• **REQUIREMENTS**: Pull out each line of the data that includes the word "with".

>> start SOURCE DATA

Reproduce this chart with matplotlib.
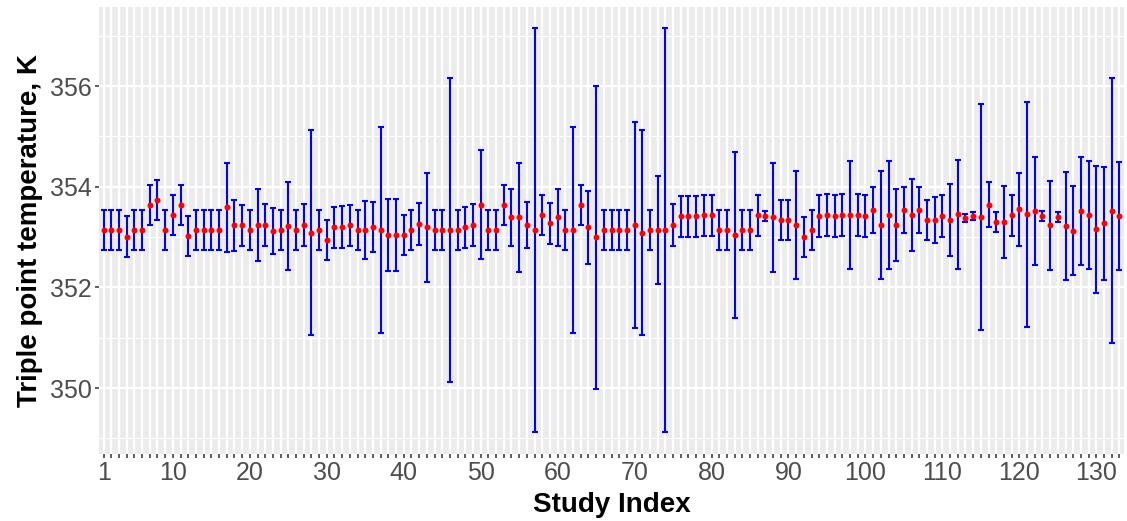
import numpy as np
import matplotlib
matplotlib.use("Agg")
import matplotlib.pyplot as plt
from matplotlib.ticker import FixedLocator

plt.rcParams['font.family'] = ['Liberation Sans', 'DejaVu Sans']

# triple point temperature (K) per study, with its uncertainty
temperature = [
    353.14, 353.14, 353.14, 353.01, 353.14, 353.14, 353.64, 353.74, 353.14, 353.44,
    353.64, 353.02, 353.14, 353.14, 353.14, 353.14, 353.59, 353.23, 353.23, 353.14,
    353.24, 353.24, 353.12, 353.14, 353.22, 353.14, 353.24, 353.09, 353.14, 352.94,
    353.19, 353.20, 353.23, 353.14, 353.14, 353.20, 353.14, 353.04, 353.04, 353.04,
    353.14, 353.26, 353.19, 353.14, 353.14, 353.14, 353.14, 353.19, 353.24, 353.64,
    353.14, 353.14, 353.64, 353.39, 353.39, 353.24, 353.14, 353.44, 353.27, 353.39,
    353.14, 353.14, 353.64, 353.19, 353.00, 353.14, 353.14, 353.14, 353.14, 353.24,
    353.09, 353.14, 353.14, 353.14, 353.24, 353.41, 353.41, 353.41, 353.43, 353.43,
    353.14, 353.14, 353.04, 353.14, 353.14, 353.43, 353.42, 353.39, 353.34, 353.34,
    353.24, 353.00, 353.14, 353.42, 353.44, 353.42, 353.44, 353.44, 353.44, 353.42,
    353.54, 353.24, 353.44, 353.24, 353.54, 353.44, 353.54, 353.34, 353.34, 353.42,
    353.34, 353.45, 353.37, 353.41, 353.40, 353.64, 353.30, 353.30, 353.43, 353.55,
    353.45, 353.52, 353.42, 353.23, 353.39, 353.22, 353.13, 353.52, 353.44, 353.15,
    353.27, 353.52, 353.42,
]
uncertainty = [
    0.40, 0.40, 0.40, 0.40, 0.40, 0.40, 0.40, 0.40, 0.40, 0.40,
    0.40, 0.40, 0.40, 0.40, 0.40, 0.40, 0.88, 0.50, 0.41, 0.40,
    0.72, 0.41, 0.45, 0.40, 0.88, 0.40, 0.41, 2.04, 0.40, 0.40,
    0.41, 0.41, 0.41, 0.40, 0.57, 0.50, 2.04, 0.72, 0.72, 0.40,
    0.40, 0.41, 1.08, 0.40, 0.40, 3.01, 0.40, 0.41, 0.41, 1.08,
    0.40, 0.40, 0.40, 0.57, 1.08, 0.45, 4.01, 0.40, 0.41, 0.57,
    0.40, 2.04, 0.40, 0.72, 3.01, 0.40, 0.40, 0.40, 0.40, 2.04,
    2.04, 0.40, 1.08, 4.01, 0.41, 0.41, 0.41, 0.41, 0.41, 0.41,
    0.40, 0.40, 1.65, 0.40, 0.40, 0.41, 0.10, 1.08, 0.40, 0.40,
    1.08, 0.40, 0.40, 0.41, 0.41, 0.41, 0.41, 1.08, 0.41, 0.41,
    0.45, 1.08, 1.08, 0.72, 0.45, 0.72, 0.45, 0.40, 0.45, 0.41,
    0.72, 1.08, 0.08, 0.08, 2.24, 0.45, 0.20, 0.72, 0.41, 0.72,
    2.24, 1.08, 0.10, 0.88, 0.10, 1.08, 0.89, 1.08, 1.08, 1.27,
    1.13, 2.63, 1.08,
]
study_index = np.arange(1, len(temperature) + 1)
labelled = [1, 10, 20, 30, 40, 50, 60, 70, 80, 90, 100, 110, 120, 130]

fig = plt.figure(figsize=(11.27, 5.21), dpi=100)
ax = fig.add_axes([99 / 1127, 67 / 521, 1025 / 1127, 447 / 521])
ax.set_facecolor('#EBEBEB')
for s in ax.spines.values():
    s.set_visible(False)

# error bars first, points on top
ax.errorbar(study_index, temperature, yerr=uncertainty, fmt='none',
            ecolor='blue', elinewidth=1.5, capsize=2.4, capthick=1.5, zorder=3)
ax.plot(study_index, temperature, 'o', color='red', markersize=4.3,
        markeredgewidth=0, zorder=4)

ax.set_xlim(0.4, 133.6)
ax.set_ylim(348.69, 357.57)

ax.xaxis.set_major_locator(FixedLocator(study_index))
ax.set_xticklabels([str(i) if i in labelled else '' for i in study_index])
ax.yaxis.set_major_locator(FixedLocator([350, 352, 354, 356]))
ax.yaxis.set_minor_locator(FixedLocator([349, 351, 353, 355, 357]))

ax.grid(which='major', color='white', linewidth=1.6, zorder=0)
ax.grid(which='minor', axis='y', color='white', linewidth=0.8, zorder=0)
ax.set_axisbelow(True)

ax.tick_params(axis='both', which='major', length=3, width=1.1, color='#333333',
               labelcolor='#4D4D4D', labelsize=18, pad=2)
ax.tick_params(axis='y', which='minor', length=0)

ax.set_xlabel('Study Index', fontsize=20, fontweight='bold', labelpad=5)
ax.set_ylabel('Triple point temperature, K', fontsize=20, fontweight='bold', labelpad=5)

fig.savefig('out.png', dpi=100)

>> end SOURCE DATA

• **REPLY TO THE TASK**:
Reproduce this chart with matplotlib.
# triple point temperature (K) per study, with its uncertainty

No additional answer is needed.